To answer the original question: Should states have virtue? Yes, states should have virtue to cope with the anger that accompanies, in any case, a society built of ‘arm’s length’ rather than trusting relations, but also one in which rapid economic development changes the relative positions of members of the society. Inequality stalks the land. It might not help that we are tackling the issue as long-term growth might be declining (see The Rise and Fall of American Growth: The U.S. Standard of Living since the Civil War by Robert J. Gordon).
- In the Sinic civilisations, of course, virtue is the foundational concept – as set out in the term ‘harmony’. I may add, in passing, that Plato’s ‘temperance’ is akin to ‘harmony’. Here is the relevant quote: ‘Because temperance is unlike courage and wisdom, each of which resides in a part only, the one making the state wise and the other valiant; not so temperance, which extends to the whole, and runs through all the notes of the scale, and produces a harmony of the weaker and the stronger and the middle class, whether you suppose them to be stronger or weaker in wisdom or power or numbers or wealth, or anything else.

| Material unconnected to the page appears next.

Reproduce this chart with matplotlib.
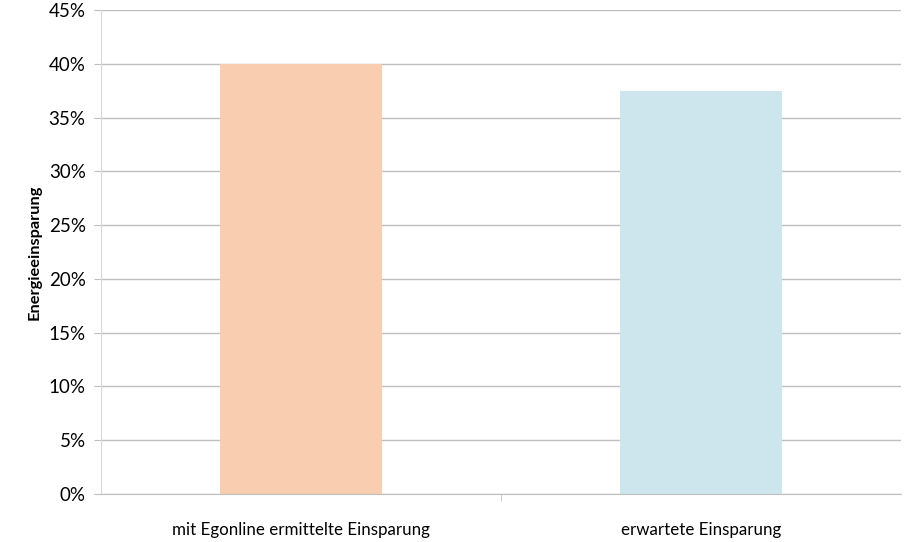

Most truly then may we deem temperance to be the agreement of the naturally superior and inferior, as to the right to rule of either, both in states and individuals.’
- Here is Plato’s take with regard to state wisdom:
– And good counsel is clearly a kind of knowledge, for not by ignorance, but by knowledge, do men counsel well?
– Clearly.
– And the kinds of knowledge in a state are many and diverse?
– Of course.
– There is the knowledge of the carpenter; but is that the sort of knowledge which gives a city the title of wise and good in counsel?
– Certainly not; that would only give a city the reputation of skill in carpentry.
– Then a city is not to be called wise because possessing a knowledge which counsels for the best about wooden implements?
– Certainly not.
- An exemplary quote from John Millar (1735–1891): ‘The spirit of liberty appears, in commercial countries, to depend chiefly on two circumstances: first, the conditions of the people relative to the distribution of property, and the means of subsistence: secondly, the condition with which the several members of the society are enabled to associate and to act in concert with one another.’